■ Recorded data:
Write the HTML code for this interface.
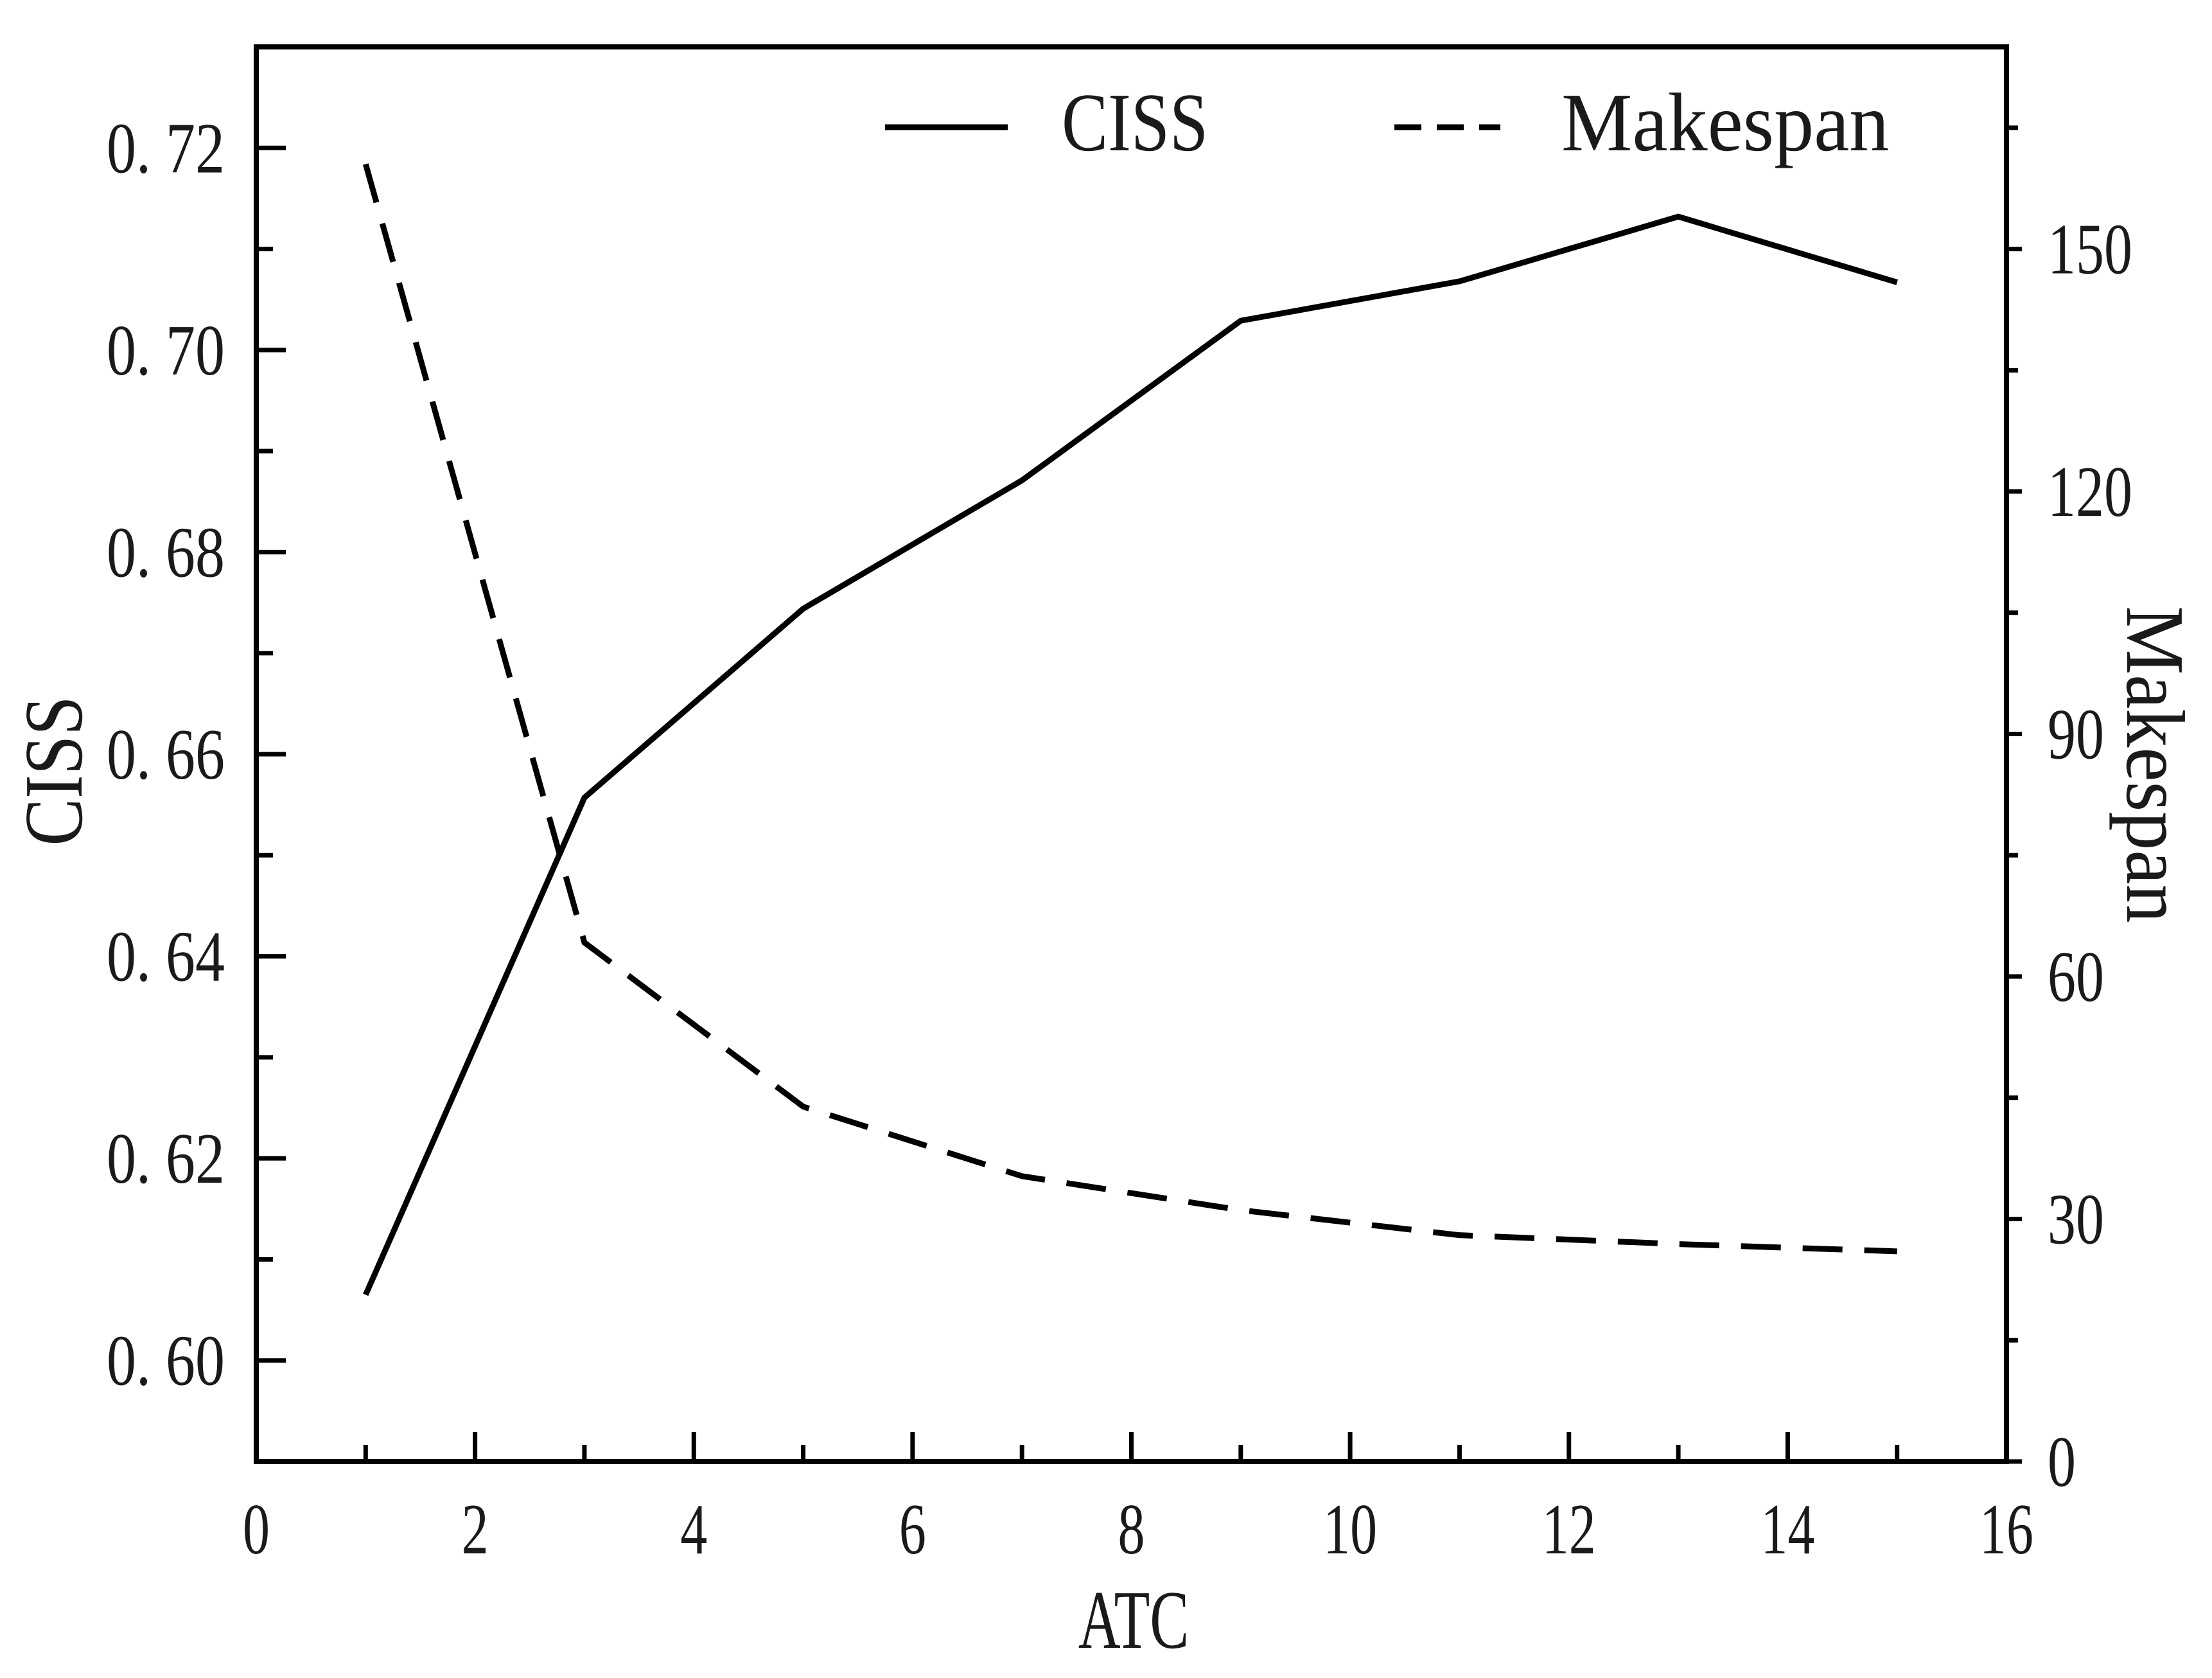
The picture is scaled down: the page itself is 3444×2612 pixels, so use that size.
<!DOCTYPE html>
<html><head><meta charset="utf-8"><style>
html,body{margin:0;padding:0;background:#fff;}
svg text{font-family:"Liberation Serif","Noto Serif CJK SC",serif;fill:#1a1a1a;}
</style></head><body>
<svg id="chart" width="3444" height="2607" xmlns="http://www.w3.org/2000/svg"></svg>
<script>
const xCats = [1,3,5,7,9,11,13,15];
const cissVals = [0.6065,0.6557,0.6744,0.6871,0.7029,0.7068,0.7132,0.7067];
const makespanVals = [160.5,64.2,43.9,35.3,31.1,28.0,26.9,26.0];
const xTicks = [0,2,4,6,8,10,12,14,16];
const leftTicks = [0.60,0.62,0.64,0.66,0.68,0.70,0.72];
const rightTicks = [0,30,60,90,120,150];

const L=399,R=3124,T=73,B=2275;
const sx=v=>L+(v-0)/16*(R-L);
const syL=v=>B-(v-0.59)/0.14*(B-T);
const syR=v=>B-(v-0)/175*(B-T);
const svg=document.getElementById('chart');
const NS='http://www.w3.org/2000/svg';
function mk(tag,attrs,name,text){const e=document.createElementNS(NS,tag);for(const k in attrs)e.setAttribute(k,attrs[k]);


if(text!==undefined)e.textContent=text;svg.appendChild(e);return e;}
function txt(name,str,x,y,size,kx,ky,anchor,rot){
 return mk('text',{x:0,y:0,'font-size':size,'text-anchor':anchor,
  transform:`translate(${x} ${y}) rotate(${rot||0}) scale(${kx} ${ky})`},name,str);}

mk('rect',{x:L,y:T,width:R-L,height:B-T,fill:'none',stroke:'#000','stroke-width':8},'plot-frame');
for(let v=0;v<=16;v++){const major=v%2===0;const x=sx(v);
 mk('line',{x1:x,x2:x,y1:B,y2:B-(major?46:26),stroke:'#000','stroke-width':7},major?'x-major-tick':'x-minor-tick');}
xTicks.forEach(v=>txt('x-tick-label',String(v),sx(v),2418,80,1.05,1.4,'middle'));
for(let i=0;i<=13;i++){const v=0.59+i*0.01;const y=syL(v);const major=(i%2===1);
 mk('line',{x1:L,x2:L+(major?46:26),y1:y,y2:y,stroke:'#000','stroke-width':7},major?'left-major-tick':'left-minor-tick');}
leftTicks.forEach(v=>txt('left-tick-label',v.toFixed(2).replace('.','. '),350,syL(v)+38,80,1.15,1.4,'end'));
for(let v=0;v<=165;v+=15){const y=syR(v);const major=v%30===0;
 mk('line',{x1:R,x2:R+(major?24:18),y1:y,y2:y,stroke:'#000','stroke-width':7},major?'right-major-tick':'right-minor-tick');}
rightTicks.forEach(v=>txt('right-tick-label',String(v),3188,syR(v)+38,80,1.1,1.4,'start'));
txt('x-axis-title','ATC',1765,2565,96,0.95,1.35,'middle');
txt('left-axis-title','CISS',127,1200,96,1.15,1.35,'middle',-90);
txt('right-axis-title','Makespan',3312,1190,96,1.25,1.35,'middle',90);
mk('polyline',{points:xCats.map((x,i)=>sx(x)+','+syL(cissVals[i])).join(' '),fill:'none',stroke:'#000','stroke-width':9,'stroke-linejoin':'miter'},'ciss-line');
mk('polyline',{points:xCats.map((x,i)=>sx(x)+','+syR(makespanVals[i])).join(' '),fill:'none',stroke:'#000','stroke-width':9,'stroke-dasharray':'62 34'},'makespan-line');
mk('line',{x1:1378,x2:1569,y1:198,y2:198,stroke:'#000','stroke-width':9},'legend-ciss-swatch');
txt('legend-ciss-label','CISS',1653,234,108,1.0,1.2,'start');
mk('line',{x1:2171,x2:2336,y1:198,y2:198,stroke:'#000','stroke-width':9,'stroke-dasharray':'42 24'},'legend-makespan-swatch');
txt('legend-makespan-label','Makespan',2431,234,108,1.15,1.2,'start');
</script>
</body></html>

■ Task goal: Go through the listing above and write it all out exactly, leaving out any picture.

■ Solution for this exercise:
Write the HTML code for this interface.
The picture is scaled down: the page itself is 3444×2612 pixels, so use that size.
<!DOCTYPE html>
<html><head><meta charset="utf-8"><style>
html,body{margin:0;padding:0;background:#fff;}
svg text{font-family:"Liberation Serif","Noto Serif CJK SC",serif;fill:#1a1a1a;}
</style></head><body>
<svg id="chart" width="3444" height="2607" xmlns="http://www.w3.org/2000/svg"></svg>
<script>
const xCats = [1,3,5,7,9,11,13,15];
const cissVals = [0.6065,0.6557,0.6744,0.6871,0.7029,0.7068,0.7132,0.7067];
const makespanVals = [160.5,64.2,43.9,35.3,31.1,28.0,26.9,26.0];
const xTicks = [0,2,4,6,8,10,12,14,16];
const leftTicks = [0.60,0.62,0.64,0.66,0.68,0.70,0.72];
const rightTicks = [0,30,60,90,120,150];

const L=399,R=3124,T=73,B=2275;
const sx=v=>L+(v-0)/16*(R-L);
const syL=v=>B-(v-0.59)/0.14*(B-T);
const syR=v=>B-(v-0)/175*(B-T);
const svg=document.getElementById('chart');
const NS='http://www.w3.org/2000/svg';
function mk(tag,attrs,name,text){const e=document.createElementNS(NS,tag);for(const k in attrs)e.setAttribute(k,attrs[k]);


if(text!==undefined)e.textContent=text;svg.appendChild(e);return e;}
function txt(name,str,x,y,size,kx,ky,anchor,rot){
 return mk('text',{x:0,y:0,'font-size':size,'text-anchor':anchor,
  transform:`translate(${x} ${y}) rotate(${rot||0}) scale(${kx} ${ky})`},name,str);}

mk('rect',{x:L,y:T,width:R-L,height:B-T,fill:'none',stroke:'#000','stroke-width':8},'plot-frame');
for(let v=0;v<=16;v++){const major=v%2===0;const x=sx(v);
 mk('line',{x1:x,x2:x,y1:B,y2:B-(major?46:26),stroke:'#000','stroke-width':7},major?'x-major-tick':'x-minor-tick');}
xTicks.forEach(v=>txt('x-tick-label',String(v),sx(v),2418,80,1.05,1.4,'middle'));
for(let i=0;i<=13;i++){const v=0.59+i*0.01;const y=syL(v);const major=(i%2===1);
 mk('line',{x1:L,x2:L+(major?46:26),y1:y,y2:y,stroke:'#000','stroke-width':7},major?'left-major-tick':'left-minor-tick');}
leftTicks.forEach(v=>txt('left-tick-label',v.toFixed(2).replace('.','. '),350,syL(v)+38,80,1.15,1.4,'end'));
for(let v=0;v<=165;v+=15){const y=syR(v);const major=v%30===0;
 mk('line',{x1:R,x2:R+(major?24:18),y1:y,y2:y,stroke:'#000','stroke-width':7},major?'right-major-tick':'right-minor-tick');}
rightTicks.forEach(v=>txt('right-tick-label',String(v),3188,syR(v)+38,80,1.1,1.4,'start'));
txt('x-axis-title','ATC',1765,2565,96,0.95,1.35,'middle');
txt('left-axis-title','CISS',127,1200,96,1.15,1.35,'middle',-90);
txt('right-axis-title','Makespan',3312,1190,96,1.25,1.35,'middle',90);
mk('polyline',{points:xCats.map((x,i)=>sx(x)+','+syL(cissVals[i])).join(' '),fill:'none',stroke:'#000','stroke-width':9,'stroke-linejoin':'miter'},'ciss-line');
mk('polyline',{points:xCats.map((x,i)=>sx(x)+','+syR(makespanVals[i])).join(' '),fill:'none',stroke:'#000','stroke-width':9,'stroke-dasharray':'62 34'},'makespan-line');
mk('line',{x1:1378,x2:1569,y1:198,y2:198,stroke:'#000','stroke-width':9},'legend-ciss-swatch');
txt('legend-ciss-label','CISS',1653,234,108,1.0,1.2,'start');
mk('line',{x1:2171,x2:2336,y1:198,y2:198,stroke:'#000','stroke-width':9,'stroke-dasharray':'42 24'},'legend-makespan-swatch');
txt('legend-makespan-label','Makespan',2431,234,108,1.15,1.2,'start');
</script>
</body></html>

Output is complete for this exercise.